Edinburgh-born Chris Impey has an infectious enthusiasm for his hometown, despite spending much of his life in the USA. And his enthusiasm for astronomy has proved equally infectious for his many audiences.
|PhD in Astronomy
|Year of Graduation
Your time at the University
I was born in Edinburgh, but my family moved around a lot and I spent most of my childhood in the USA, so in a sense I was returning home. I had studied physics at Imperial College in London and was drawn to astronomy at Edinburgh. At the time, the Royal Observatory and the Astronomy Department were running a small telescope in Australia and pioneering a new telescope in Hawaii, so I got to escape the long winters for adventures Down Under and on tropical beaches.

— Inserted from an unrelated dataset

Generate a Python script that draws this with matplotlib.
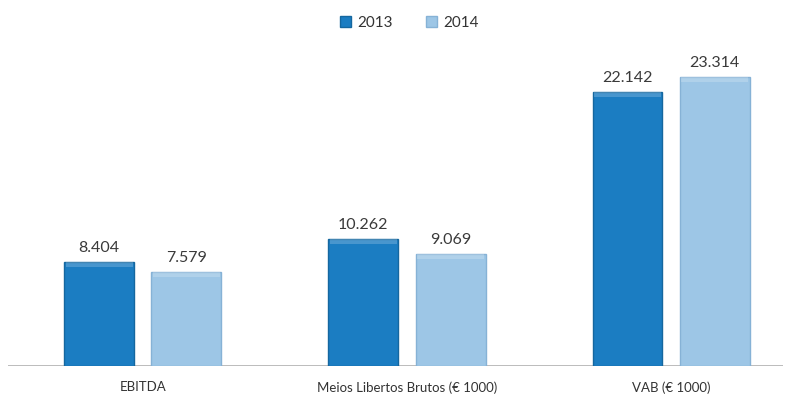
import numpy as np
import matplotlib.pyplot as plt
from matplotlib.patches import Patch

plt.rcParams['font.family'] = ['Lato', 'DejaVu Sans']

categorias = ["EBITDA", "Meios Libertos Brutos (€ 1000)", "VAB (€ 1000)"]
anos = ["2013", "2014"]
v2013 = [8404, 10262, 22142]
v2014 = [7579, 9069, 23314]

cores = ["#1b7dc2", "#9dc6e6"]
bordas = ["#15679f", "#86b2d6"]

fig = plt.figure(figsize=(7.87, 3.98), dpi=100)
ax = fig.add_axes([0.01, 0.0804, 0.985, 0.809])

x = np.arange(len(categorias))
largura = 0.265
desloc = 0.165

def fmt(v):
    return f"{v:,}".replace(",", ".")

for i, (serie, cor, borda) in enumerate(zip([v2013, v2014], cores, bordas)):
    pos = x + (-desloc if i == 0 else desloc)
    barras = ax.bar(pos, serie, width=largura, color=cor, edgecolor=borda,
                    linewidth=1.0, zorder=2)
    for b, v in zip(barras, serie):
        # faixa mais clara no topo da barra (efeito de relevo)
        ax.bar(b.get_x() + b.get_width() / 2, 400, bottom=v - 400,
               width=largura * 0.96, color="white", alpha=0.2, linewidth=0, zorder=3)
        ax.text(b.get_x() + b.get_width() / 2, v + 550, fmt(v),
                ha="center", va="bottom", fontsize=11.5, color="#3a3a3a")

ax.set_xlim(-0.511, 2.424)
ax.set_ylim(0, 26000)
ax.axhline(0, color="#b0b0b0", linewidth=1.2, zorder=1)
for s in ax.spines.values():
    s.set_visible(False)
ax.set_yticks([])
ax.set_xticks(x)
ax.set_xticklabels(categorias, fontsize=9.5, color="#333333")
ax.tick_params(axis="x", length=0, pad=11)

handles = [Patch(facecolor=c, edgecolor=b) for c, b in zip(cores, bordas)]
fig.legend(handles, anos, loc="upper center", bbox_to_anchor=(0.52, 0.995), ncol=2,
           frameon=False, fontsize=11, handlelength=0.7, handleheight=0.7,
           handletextpad=0.4, columnspacing=2.2, labelcolor="#333333")

fig.savefig("out.png", dpi=100)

I enjoyed my three years working on Blackford Hill. It was, and still is, a bracing hike up to the top. I had family in town so I didn’t always have to suffer my own cooking. It was also the time when the Festival Fringe was still fairly cheap, so I recall days when I’d see five or six shows in one day, often ending up on a hard bench in a bus station for the final late night revue. Then there was skiing at Hillend, lots of hikes in the Pentlands and the Borders, and sailing with one of the Observatory staff who kept a boat always ready for a jaunt. I was also Treasurer of the Royal Osbservatory of Edinburgh Social Club, which involved a lot of pub lunches for planning, and epic treasure hunts around the Edinburgh area. The time flew by, and I was sad to leave, but not too sad, because my postdoctoral studies were in Hawaii.
The University of Edinburgh was the foundation stone of my career, giving me a taste of research and joy of discovering something new about the universe.
Tell us about your experiences since leaving the University
I stayed in the field of astronomy, following the path that was set by my time in Edinburgh. After postdoctoral research in Hawaii and at Caltech, I got a faculty job at the University of Arizona, where I’ve been ever since. I’m now a University Distinguished Professor and Associate Dean of the College of Science, fancy titles which can’t disguise the fact that I still love looking through a telescope and enjoy a dark sky far from city lights.
While I continued to do research, I also learned to be a good teacher, and now some of my research is on how students learn and what the best methods are for teaching science. I also write books for the general public on astronomy and related topics. I give 20-25 public talks a year, and communicating science to broad audiences has become one of my passions. The University of Edinburgh was the foundation stone of my career, giving me a taste of research and joy of discovering something new about the universe. I go back every year or so, to see friends and family and visit old haunts. My wife is an artist who hasn’t been to Edinburgh for 30 years so I look forward to seeing my hometown through her eyes some time soon. I don’t even mind trekking up Blackford Hill, as long as there’s not snow on the ground.
Study hard and play hard - there will be plenty of time to worry about career and building a life. Enjoy learning and soaking in one of the finest cities I know.